*JOB*
All of the data should be output character for character, except the pictures.

*SUPPLIED DATA*
** start **

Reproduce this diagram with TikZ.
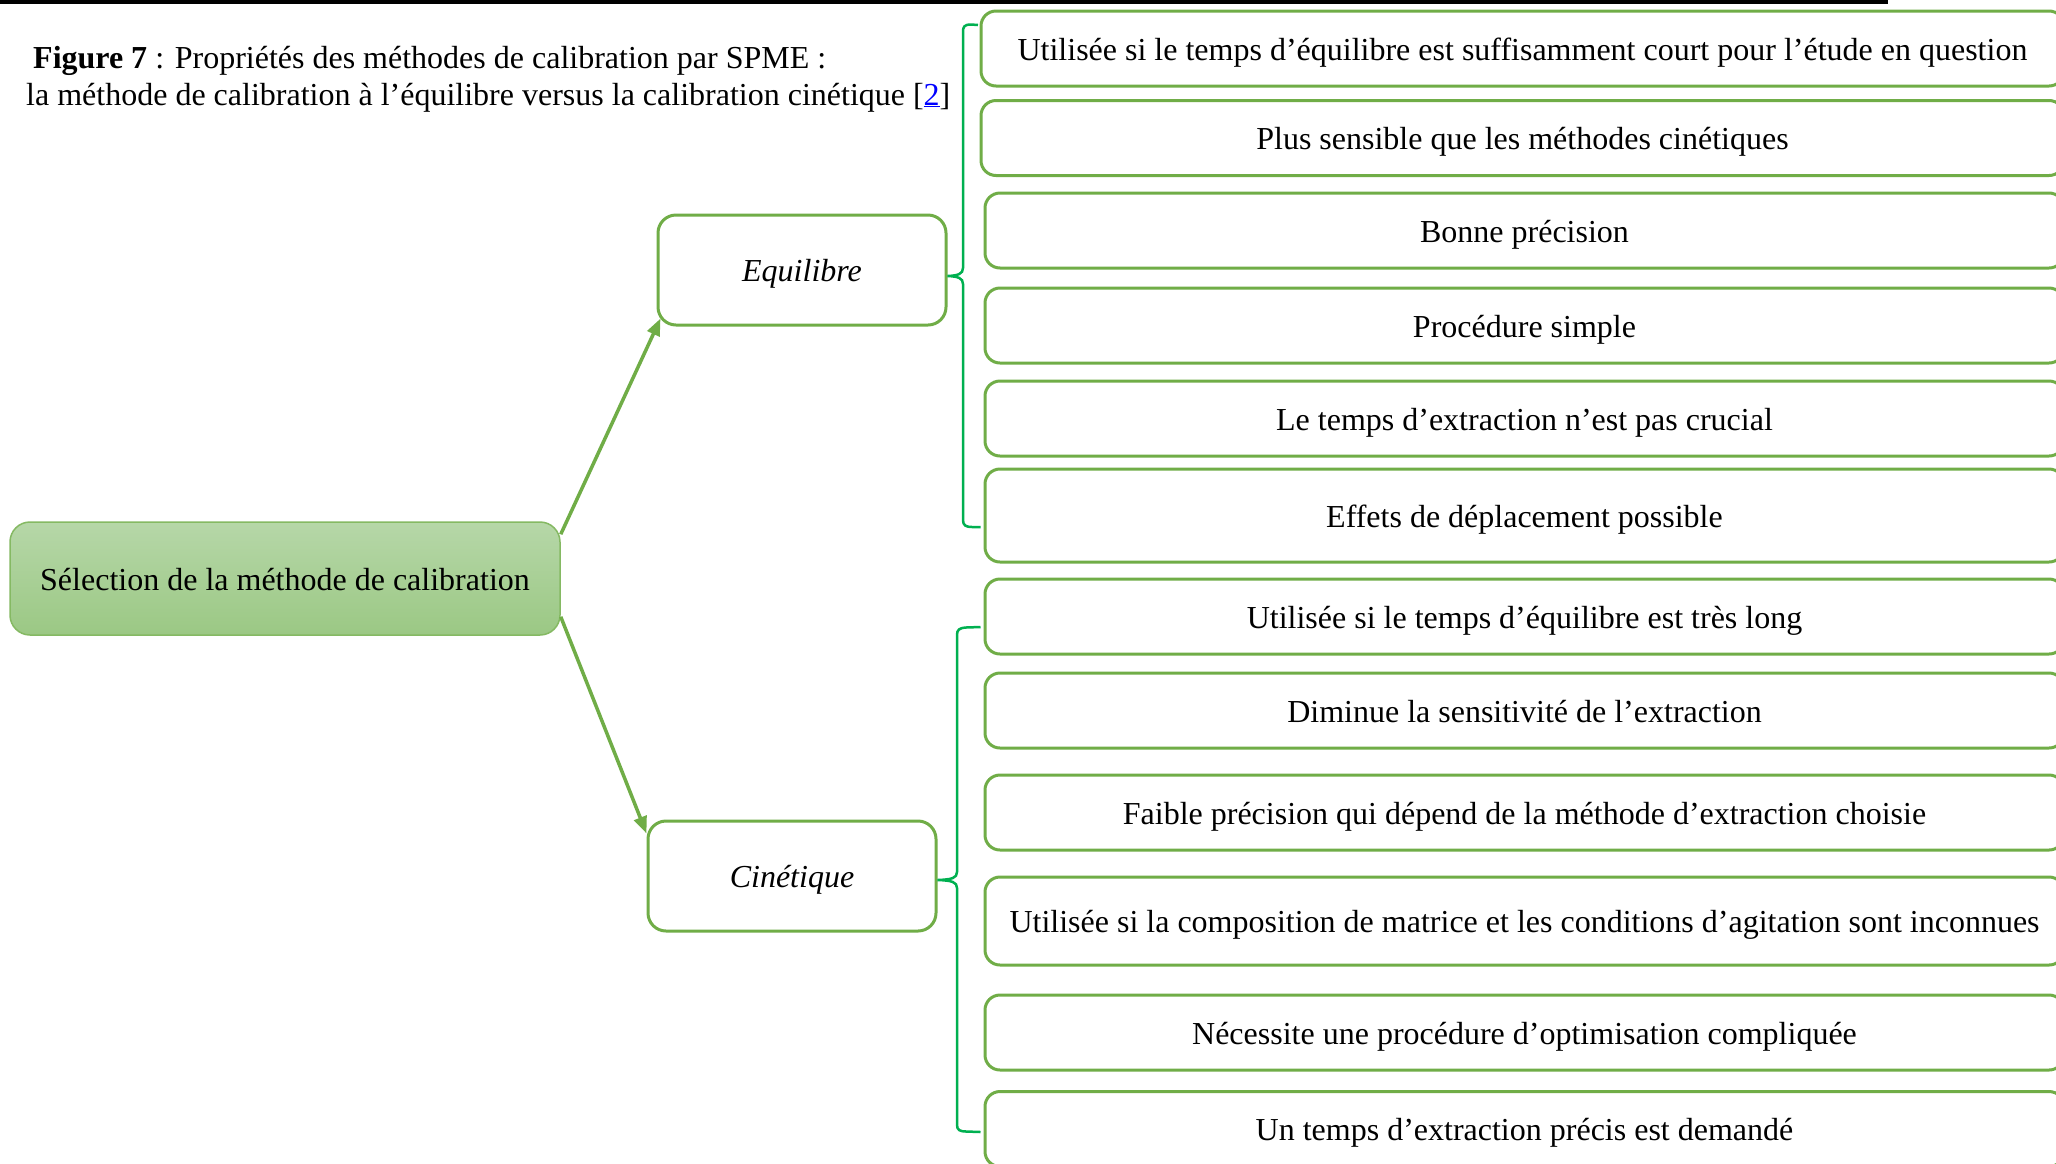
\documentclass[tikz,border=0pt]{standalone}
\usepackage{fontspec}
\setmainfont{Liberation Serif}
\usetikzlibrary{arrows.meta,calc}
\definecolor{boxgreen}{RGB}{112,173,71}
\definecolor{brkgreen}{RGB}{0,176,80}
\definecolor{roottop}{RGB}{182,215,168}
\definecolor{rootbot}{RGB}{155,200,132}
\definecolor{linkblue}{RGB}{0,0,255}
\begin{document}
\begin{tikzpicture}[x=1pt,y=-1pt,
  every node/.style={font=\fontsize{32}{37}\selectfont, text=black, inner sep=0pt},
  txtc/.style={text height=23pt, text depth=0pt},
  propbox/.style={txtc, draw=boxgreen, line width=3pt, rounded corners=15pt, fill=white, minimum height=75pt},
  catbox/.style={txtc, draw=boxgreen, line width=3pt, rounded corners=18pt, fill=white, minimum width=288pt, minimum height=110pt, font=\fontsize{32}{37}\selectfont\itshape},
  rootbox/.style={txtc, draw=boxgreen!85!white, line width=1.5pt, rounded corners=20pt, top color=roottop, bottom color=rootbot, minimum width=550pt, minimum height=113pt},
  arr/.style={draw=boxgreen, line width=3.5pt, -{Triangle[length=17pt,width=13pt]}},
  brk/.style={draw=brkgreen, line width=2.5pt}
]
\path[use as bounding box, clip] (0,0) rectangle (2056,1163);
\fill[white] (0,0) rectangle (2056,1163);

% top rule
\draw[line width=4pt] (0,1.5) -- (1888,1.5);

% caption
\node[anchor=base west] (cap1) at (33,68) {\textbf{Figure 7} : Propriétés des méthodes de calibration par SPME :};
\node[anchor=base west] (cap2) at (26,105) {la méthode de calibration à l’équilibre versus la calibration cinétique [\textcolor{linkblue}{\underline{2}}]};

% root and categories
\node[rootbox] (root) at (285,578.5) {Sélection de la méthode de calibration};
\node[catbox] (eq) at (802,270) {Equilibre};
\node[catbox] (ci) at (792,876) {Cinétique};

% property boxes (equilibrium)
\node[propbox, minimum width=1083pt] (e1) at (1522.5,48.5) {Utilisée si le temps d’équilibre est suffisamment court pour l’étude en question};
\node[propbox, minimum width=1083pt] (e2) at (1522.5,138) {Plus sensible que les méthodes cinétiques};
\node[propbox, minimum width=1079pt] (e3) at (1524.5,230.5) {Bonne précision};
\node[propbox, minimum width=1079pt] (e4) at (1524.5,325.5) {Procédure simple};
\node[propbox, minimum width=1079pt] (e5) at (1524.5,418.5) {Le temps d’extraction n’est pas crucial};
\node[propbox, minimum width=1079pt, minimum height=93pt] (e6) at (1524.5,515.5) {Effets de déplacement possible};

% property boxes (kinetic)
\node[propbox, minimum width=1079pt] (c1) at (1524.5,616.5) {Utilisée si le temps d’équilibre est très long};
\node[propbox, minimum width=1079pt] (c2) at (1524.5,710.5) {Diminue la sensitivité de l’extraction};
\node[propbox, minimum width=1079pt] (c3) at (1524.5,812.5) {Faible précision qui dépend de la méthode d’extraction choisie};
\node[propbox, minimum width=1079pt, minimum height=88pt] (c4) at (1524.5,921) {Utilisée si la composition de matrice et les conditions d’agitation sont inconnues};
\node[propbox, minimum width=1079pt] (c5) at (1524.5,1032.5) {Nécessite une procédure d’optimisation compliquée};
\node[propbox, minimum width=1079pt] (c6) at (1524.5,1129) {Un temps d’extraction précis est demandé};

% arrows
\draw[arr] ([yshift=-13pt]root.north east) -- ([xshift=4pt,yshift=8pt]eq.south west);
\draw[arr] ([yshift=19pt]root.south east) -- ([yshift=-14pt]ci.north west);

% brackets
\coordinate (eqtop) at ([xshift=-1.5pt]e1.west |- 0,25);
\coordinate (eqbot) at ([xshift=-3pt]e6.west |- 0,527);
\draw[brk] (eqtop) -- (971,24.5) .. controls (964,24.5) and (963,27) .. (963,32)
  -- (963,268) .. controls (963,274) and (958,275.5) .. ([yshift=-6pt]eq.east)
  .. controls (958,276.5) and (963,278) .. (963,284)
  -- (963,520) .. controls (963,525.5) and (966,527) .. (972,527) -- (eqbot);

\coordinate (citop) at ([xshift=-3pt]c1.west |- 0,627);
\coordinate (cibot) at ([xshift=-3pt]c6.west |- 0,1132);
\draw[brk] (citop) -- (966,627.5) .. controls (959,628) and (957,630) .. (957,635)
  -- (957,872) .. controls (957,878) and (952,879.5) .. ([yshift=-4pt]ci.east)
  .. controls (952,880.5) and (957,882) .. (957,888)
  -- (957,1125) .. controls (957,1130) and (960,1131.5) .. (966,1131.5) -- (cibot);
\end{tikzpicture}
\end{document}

** end **

*WRITTEN REPLY*
Reproduce this diagram with TikZ.
\documentclass[tikz,border=0pt]{standalone}
\usepackage{fontspec}
\setmainfont{Liberation Serif}
\usetikzlibrary{arrows.meta,calc}
\definecolor{boxgreen}{RGB}{112,173,71}
\definecolor{brkgreen}{RGB}{0,176,80}
\definecolor{roottop}{RGB}{182,215,168}
\definecolor{rootbot}{RGB}{155,200,132}
\definecolor{linkblue}{RGB}{0,0,255}
\begin{document}
\begin{tikzpicture}[x=1pt,y=-1pt,
  every node/.style={font=\fontsize{32}{37}\selectfont, text=black, inner sep=0pt},
  txtc/.style={text height=23pt, text depth=0pt},
  propbox/.style={txtc, draw=boxgreen, line width=3pt, rounded corners=15pt, fill=white, minimum height=75pt},
  catbox/.style={txtc, draw=boxgreen, line width=3pt, rounded corners=18pt, fill=white, minimum width=288pt, minimum height=110pt, font=\fontsize{32}{37}\selectfont\itshape},
  rootbox/.style={txtc, draw=boxgreen!85!white, line width=1.5pt, rounded corners=20pt, top color=roottop, bottom color=rootbot, minimum width=550pt, minimum height=113pt},
  arr/.style={draw=boxgreen, line width=3.5pt, -{Triangle[length=17pt,width=13pt]}},
  brk/.style={draw=brkgreen, line width=2.5pt}
]
\path[use as bounding box, clip] (0,0) rectangle (2056,1163);
\fill[white] (0,0) rectangle (2056,1163);

% top rule
\draw[line width=4pt] (0,1.5) -- (1888,1.5);

% caption
\node[anchor=base west] (cap1) at (33,68) {\textbf{Figure 7} : Propriétés des méthodes de calibration par SPME :};
\node[anchor=base west] (cap2) at (26,105) {la méthode de calibration à l’équilibre versus la calibration cinétique [\textcolor{linkblue}{\underline{2}}]};

% root and categories
\node[rootbox] (root) at (285,578.5) {Sélection de la méthode de calibration};
\node[catbox] (eq) at (802,270) {Equilibre};
\node[catbox] (ci) at (792,876) {Cinétique};

% property boxes (equilibrium)
\node[propbox, minimum width=1083pt] (e1) at (1522.5,48.5) {Utilisée si le temps d’équilibre est suffisamment court pour l’étude en question};
\node[propbox, minimum width=1083pt] (e2) at (1522.5,138) {Plus sensible que les méthodes cinétiques};
\node[propbox, minimum width=1079pt] (e3) at (1524.5,230.5) {Bonne précision};
\node[propbox, minimum width=1079pt] (e4) at (1524.5,325.5) {Procédure simple};
\node[propbox, minimum width=1079pt] (e5) at (1524.5,418.5) {Le temps d’extraction n’est pas crucial};
\node[propbox, minimum width=1079pt, minimum height=93pt] (e6) at (1524.5,515.5) {Effets de déplacement possible};

% property boxes (kinetic)
\node[propbox, minimum width=1079pt] (c1) at (1524.5,616.5) {Utilisée si le temps d’équilibre est très long};
\node[propbox, minimum width=1079pt] (c2) at (1524.5,710.5) {Diminue la sensitivité de l’extraction};
\node[propbox, minimum width=1079pt] (c3) at (1524.5,812.5) {Faible précision qui dépend de la méthode d’extraction choisie};
\node[propbox, minimum width=1079pt, minimum height=88pt] (c4) at (1524.5,921) {Utilisée si la composition de matrice et les conditions d’agitation sont inconnues};
\node[propbox, minimum width=1079pt] (c5) at (1524.5,1032.5) {Nécessite une procédure d’optimisation compliquée};
\node[propbox, minimum width=1079pt] (c6) at (1524.5,1129) {Un temps d’extraction précis est demandé};

% arrows
\draw[arr] ([yshift=-13pt]root.north east) -- ([xshift=4pt,yshift=8pt]eq.south west);
\draw[arr] ([yshift=19pt]root.south east) -- ([yshift=-14pt]ci.north west);

% brackets
\coordinate (eqtop) at ([xshift=-1.5pt]e1.west |- 0,25);
\coordinate (eqbot) at ([xshift=-3pt]e6.west |- 0,527);
\draw[brk] (eqtop) -- (971,24.5) .. controls (964,24.5) and (963,27) .. (963,32)
  -- (963,268) .. controls (963,274) and (958,275.5) .. ([yshift=-6pt]eq.east)
  .. controls (958,276.5) and (963,278) .. (963,284)
  -- (963,520) .. controls (963,525.5) and (966,527) .. (972,527) -- (eqbot);

\coordinate (citop) at ([xshift=-3pt]c1.west |- 0,627);
\coordinate (cibot) at ([xshift=-3pt]c6.west |- 0,1132);
\draw[brk] (citop) -- (966,627.5) .. controls (959,628) and (957,630) .. (957,635)
  -- (957,872) .. controls (957,878) and (952,879.5) .. ([yshift=-4pt]ci.east)
  .. controls (952,880.5) and (957,882) .. (957,888)
  -- (957,1125) .. controls (957,1130) and (960,1131.5) .. (966,1131.5) -- (cibot);
\end{tikzpicture}
\end{document}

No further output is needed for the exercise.